Sie beschrieb die Deportation der Juden meiner Straße: «Eines Tages, als Harry gerade in der Badewanne saß, klingelte es, und als ich die Tür öffnete, standen zu meinem Entsetzen zwei Gestapomänner vor der Tür und verlangten Harry Ernsthaft zu sprechen. Zu Tode geängstigt, sagte ich ihnen, dass mein Sohn gerade bade, ich ihn aber sofort rufen würde. Als Harry im Bademantel vor ihnen erschien, forderten sie ihn auf, sich schnell anzuziehen und mit ihnen in unser Hinterhaus zu gehen, wo im ersten Stock ein altes jüdisches Geschwisterpaar, Bruder und Schwester, auf gepackten Koffern saß. Sie waren zum Abtransport in den alten Tempel in Moabit bestellt worden. Die alten Leute waren zu schwach, die Koffer selber zu tragen, und deshalb war Harry von der Gestapo als Gepäckträger ausersehen worden. Man kann sich vorstellen, in welcher Verfassung mein Mann und ich zurückblieben, von der Angst gepeinigt, dass sie unseren Sohn gleich dortbehalten würden. Wir saßen zitternd vor Furcht in unserem Schlafzimmer. Um zehn Uhr abends kam Harry endlich zurück. Er war sichtlich verstört und gab uns auf unsere Fragen nur ausweichende Antworten, um uns nicht noch mehr zu ängstigen. Wir hörten später, dass sich dort fürchterliche Szenen abgespielt hatten.»
Einige Tage später besuchten Heinrich und Lilli Ernsthaft ihre Nachbarn, die Grunds, die in einer Parallelstraße wohnten. «Plötzlich klingelte es an der Tür. Herr Grund öffnete. Und wir hörten: Gestapo! Mein Mann und ich flüchteten schnell in ein hinteres Zimmer. Zu unserem Entsetzen wurden Herr und Frau Grund abgeholt. Man kann sich vorstellen, was für ein entsetzliches Erlebnis dieser Abend für uns war. Frau Grund war eine bildschöne, hochgewachsene Blondine, die arischer aussah als die meisten Arierinnen. Wir erhielten von ihnen noch Post aus Polen, wo Frau Grund als Kellnerin deutsche Soldaten bediente. Sie sind beide umgekommen.»

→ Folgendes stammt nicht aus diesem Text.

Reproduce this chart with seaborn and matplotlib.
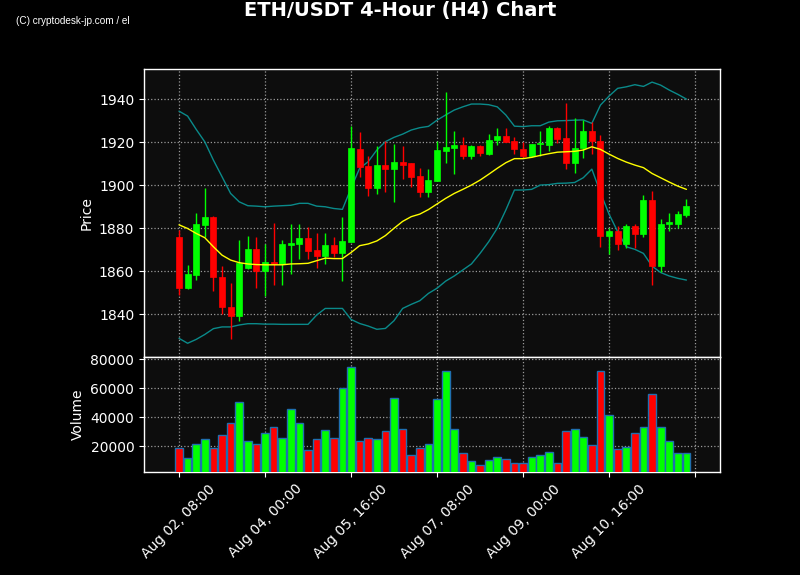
import numpy as np
import pandas as pd
import matplotlib
matplotlib.use("Agg")
import matplotlib.pyplot as plt
import seaborn as sns

# ---------------- data ----------------
tick_labels = ["Aug 02, 08:00", "Aug 04, 00:00", "Aug 05, 16:00",
               "Aug 07, 08:00", "Aug 09, 00:00", "Aug 10, 16:00", ""]

open_ = [1875.8, 1852.2, 1858.3, 1881.6, 1885.1, 1857.1, 1843.4, 1839.2, 1861.3, 1870.2,
         1860.2, 1864.2, 1863.3, 1872.1, 1872.7, 1875.3, 1869.8, 1867.1, 1872.1, 1868.5,
         1873.6, 1916.6, 1908.8, 1898.8, 1909.2, 1907.6, 1910.7, 1910.2, 1904.2, 1896.9,
         1902.0, 1916.0, 1917.4, 1918.5, 1913.7, 1918.0, 1914.6, 1920.8, 1922.7, 1920.5,
         1916.6, 1913.5, 1919.1, 1918.8, 1926.4, 1921.9, 1910.4, 1917.1, 1925.1, 1920.5,
         1876.4, 1878.6, 1872.7, 1880.9, 1877.3, 1893.0, 1862.5, 1881.9, 1881.9, 1886.0]
high = [1879.1, 1862.6, 1886.8, 1898.5, 1885.6, 1862.5, 1854.3, 1874.3, 1876.1, 1875.7,
        1872.6, 1882.2, 1874.3, 1881.7, 1881.7, 1880.6, 1877.5, 1877.5, 1875.7, 1885.0,
        1927.4, 1924.7, 1913.5, 1918.3, 1920.3, 1919.2, 1918.3, 1910.2, 1908.1, 1907.3,
        1920.7, 1943.1, 1925.0, 1922.5, 1918.5, 1918.8, 1923.7, 1926.4, 1926.4, 1922.5,
        1920.0, 1919.1, 1925.0, 1927.4, 1927.0, 1938.0, 1931.3, 1930.5, 1929.3, 1923.1,
        1880.2, 1881.0, 1881.7, 1881.7, 1895.2, 1897.4, 1884.4, 1887.2, 1887.8, 1893.3]
low = [1848.8, 1851.8, 1855.8, 1876.0, 1850.7, 1840.0, 1828.4, 1836.7, 1861.0, 1852.0,
       1848.4, 1853.3, 1853.3, 1858.5, 1865.4, 1865.7, 1861.3, 1863.3, 1866.4, 1855.3,
       1873.6, 1903.9, 1894.9, 1895.7, 1896.7, 1892.0, 1902.8, 1899.1, 1894.6, 1894.5,
       1902.0, 1910.4, 1905.0, 1912.3, 1912.1, 1913.7, 1914.2, 1918.6, 1920.0, 1914.4,
       1912.4, 1912.9, 1913.5, 1916.0, 1919.7, 1907.3, 1905.8, 1912.4, 1914.3, 1871.0,
       1867.8, 1869.6, 1870.6, 1870.6, 1875.7, 1853.3, 1859.5, 1878.5, 1880.0, 1885.0]
close = [1852.2, 1858.6, 1881.9, 1885.1, 1857.1, 1843.4, 1839.2, 1863.6, 1870.2, 1860.0,
         1864.2, 1863.3, 1872.6, 1873.0, 1875.3, 1869.4, 1867.1, 1872.1, 1868.5, 1874.0,
         1917.1, 1908.6, 1898.8, 1909.2, 1907.6, 1910.7, 1909.3, 1903.7, 1896.9, 1902.3,
         1916.3, 1917.5, 1918.6, 1913.7, 1918.0, 1914.8, 1920.8, 1922.7, 1920.0, 1916.6,
         1913.5, 1919.1, 1919.5, 1926.4, 1921.4, 1910.4, 1917.2, 1925.1, 1920.3, 1876.4,
         1878.5, 1872.7, 1880.9, 1877.3, 1893.0, 1862.5, 1881.9, 1882.7, 1886.5, 1890.2]
volume = [18620, 11720, 21375, 24824, 18620, 27583, 35859, 50343, 23445, 21375,
          28962, 33100, 25514, 45515, 35859, 17237, 24824, 31031, 25514, 60000,
          74482, 23445, 25514, 24824, 30342, 53102, 31721, 13789, 18620, 21375,
          52412, 71724, 31721, 15168, 9651, 6892, 10340, 12409, 11030, 8731,
          8731, 12409, 13789, 15858, 8271, 30342, 31721, 26203, 20686, 72183,
          41377, 17927, 19306, 28962, 33560, 55860, 33100, 23445, 15168, 15168]
bb_upper = [1934.4, 1932.1, 1925.9, 1920.1, 1911.6, 1903.9, 1896.1, 1892.2, 1890.4, 1890.2,
            1889.9, 1890.2, 1890.4, 1890.6, 1891.5, 1891.5, 1890.2, 1889.9, 1889.1, 1888.7,
            1898.5, 1907.8, 1910.9, 1916.3, 1920.2, 1922.2, 1923.7, 1925.6, 1926.7, 1927.3,
            1930.2, 1932.6, 1934.9, 1936.4, 1937.7, 1937.7, 1937.4, 1936.4, 1932.6, 1927.4,
            1927.2, 1927.6, 1927.6, 1929.3, 1929.9, 1930.0, 1930.2, 1930.3, 1928.7, 1937.2,
            1941.4, 1945.0, 1945.7, 1946.7, 1945.9, 1947.9, 1946.5, 1944.2, 1942.2, 1940.0]
bb_mid = [1881.5, 1879.8, 1877.5, 1875.5, 1871.3, 1867.4, 1865.1, 1863.9, 1863.3, 1863.0,
          1862.9, 1862.9, 1862.9, 1863.3, 1863.4, 1863.6, 1864.8, 1866.0, 1865.8, 1865.8,
          1868.6, 1871.8, 1872.6, 1874.0, 1876.5, 1879.9, 1883.1, 1885.3, 1886.5, 1888.6,
          1891.2, 1893.8, 1896.1, 1898.0, 1900.0, 1902.3, 1905.0, 1907.8, 1910.4, 1912.3,
          1912.3, 1912.9, 1913.8, 1914.6, 1915.3, 1915.5, 1915.7, 1916.3, 1917.8, 1916.6,
          1914.4, 1912.4, 1910.7, 1909.3, 1908.1, 1905.4, 1903.4, 1901.4, 1899.5, 1898.0]
bb_lower = [1828.7, 1826.4, 1828.2, 1830.5, 1833.2, 1834.0, 1834.0, 1834.9, 1835.5, 1835.5,
            1835.3, 1835.3, 1835.2, 1835.2, 1835.2, 1835.2, 1839.5, 1842.6, 1842.6, 1842.6,
            1837.5, 1835.6, 1834.4, 1832.9, 1833.3, 1836.9, 1842.6, 1844.5, 1846.2, 1849.6,
            1852.0, 1855.3, 1857.7, 1860.5, 1863.3, 1868.2, 1873.6, 1879.9, 1888.4, 1897.7,
            1897.7, 1898.0, 1900.0, 1900.2, 1900.8, 1900.9, 1901.2, 1903.4, 1907.4, 1896.5,
            1886.5, 1878.3, 1871.3, 1870.1, 1868.2, 1862.3, 1859.3, 1857.7, 1856.6, 1855.8]

df = pd.DataFrame({"open": open_, "high": high, "low": low, "close": close,
                   "volume": volume, "upper": bb_upper, "mid": bb_mid, "lower": bb_lower})
df["idx"] = np.arange(len(df))
up = df["close"] >= df["open"]
colors = np.where(up, "#00ff00", "#ff0000")

# ---------------- style ----------------
sns.set_style("dark")
plt.rcParams.update({
    "figure.facecolor": "black",
    "axes.facecolor": "#0d0d0d",
    "axes.edgecolor": "white",
    "axes.labelcolor": "white",
    "xtick.color": "white",
    "ytick.color": "white",
    "text.color": "white",
    "xtick.bottom": True,
    "ytick.left": True,
    "font.family": ["DejaVu Sans"],
})

fig = plt.figure(figsize=(8, 5.75), dpi=100)
fig.patch.set_facecolor("black")
ax1 = fig.add_axes([0.18, 0.3791, 0.72, 0.5009])
ax2 = fig.add_axes([0.18, 0.1791, 0.72, 0.2], sharex=ax1)

# candles
ax1.vlines(df["idx"], df["low"], df["high"], colors=colors, lw=1, zorder=2)
body_bottom = np.minimum(df["open"], df["close"])
body_h = np.maximum(np.abs(df["close"] - df["open"]), 0.3)
ax1.bar(df["idx"], body_h, bottom=body_bottom, width=0.7, color=colors,
        edgecolor=colors, lw=0.5, zorder=3)

# bollinger bands
sns.lineplot(data=df, x="idx", y="upper", ax=ax1, color="#0a8a8a", lw=1, zorder=1)
sns.lineplot(data=df, x="idx", y="lower", ax=ax1, color="#0a8a8a", lw=1, zorder=1)
sns.lineplot(data=df, x="idx", y="mid", ax=ax1, color="yellow", lw=1, zorder=4)

ax1.set_ylim(1820, 1954)
ax1.set_xlim(-4.07, 62.9)
ax1.set_yticks([1840, 1860, 1880, 1900, 1920, 1940])
ax1.set_ylabel("Price", color="white", fontsize=10)
ax1.set_xlabel("")
ax1.grid(True, linestyle=":", color="#9a9a9a", lw=0.9)
ax1.tick_params(axis="x", labelbottom=False, length=0)
for s in ax1.spines.values():
    s.set_color("white")
    s.set_linewidth(1)

# volume
ax2.bar(df["idx"], df["volume"], width=0.9, color=colors,
        edgecolor="#1f6fb0", lw=1, zorder=3)
ax2.set_ylim(2300, 81600)
ax2.set_yticks([20000, 40000, 60000, 80000])
ax2.set_yticklabels(["20000", "40000", "60000", "80000"])
ax2.set_ylabel("Volume", color="white", fontsize=10)
ax2.grid(True, linestyle=":", color="#9a9a9a", lw=0.9)
ax2.set_xticks(np.arange(0, 61, 10))
ax2.set_xticklabels(tick_labels, rotation=45)
for s in ax2.spines.values():
    s.set_color("white")
    s.set_linewidth(1)

ax1.set_axisbelow(True)
ax2.set_axisbelow(True)

fig.text(0.5, 0.982, "ETH/USDT 4-Hour (H4) Chart", ha="center", va="center",
         fontsize=14, fontweight="bold", color="white")
fig.text(16 / 800, 1 - 21 / 575, "(C) cryptodesk-jp.com / el", ha="left", va="center",
         fontsize=7.2, color="white", family=["Liberation Sans", "DejaVu Sans"])

fig.savefig("out.png", dpi=100, facecolor="black")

Mit dem mondänen Leben in der Nummer 3 war es vorbei: «Wir zogen uns immer mehr in unsere vier Wände zurück. Mein Mann, der kurz vor Ausbruch des Krieges siebzig Jahre alt wurde, fühlte sich seelisch und körperlich immer schlechter. Er, der früher ein glänzender Tänzer war, ging jetzt gebückt am Stock.» Harrys Bar-Mizwa, die Lilli Ernsthaft in ihrer Assimilierungsbemühung lieber mit dem protestantischen Wort «Einsegnung» bezeichnete und die im «Tempel» in der Prinzregentenstraße stattfand, war «die letzte größere Festlichkeit mit dem Rabbiner und sehr vielen lieben Gästen in der Wohnung, bevor mehrere Räume beschlagnahmt wurden, um jüdische Familien unterzubringen, die dort versammelt wurden, bevor sie nach Auschwitz deportiert wurden». Die Wohnung der Ernsthafts verwandelt sich in ein Minighetto. In dem einen Vorderzimmer ein alter Herr, in dem anderen ein Ehepaar Winter und in dem Mädchenzimmer der Sohn des Ehepaars, Rudi. Er war gleich alt wie Harry und machte eine Lehre zum Optiker. Die Ernsthafts lebten zu dritt in ihrem Schlafzimmer. «Man kann sich vorstellen, dass es mit der Küchen- und Badbenutzung einige Probleme gab. Aber es waren alle friedfertige Menschen, und wir haben uns gut vertragen. Die in unserer Wohnung einquartierten Glaubensgenossen wurden nach und nach deportiert. Immer wieder konnte man auf der Straße Lastwagen fahren sehen, in denen Juden zum Abtransport gesammelt wurden.»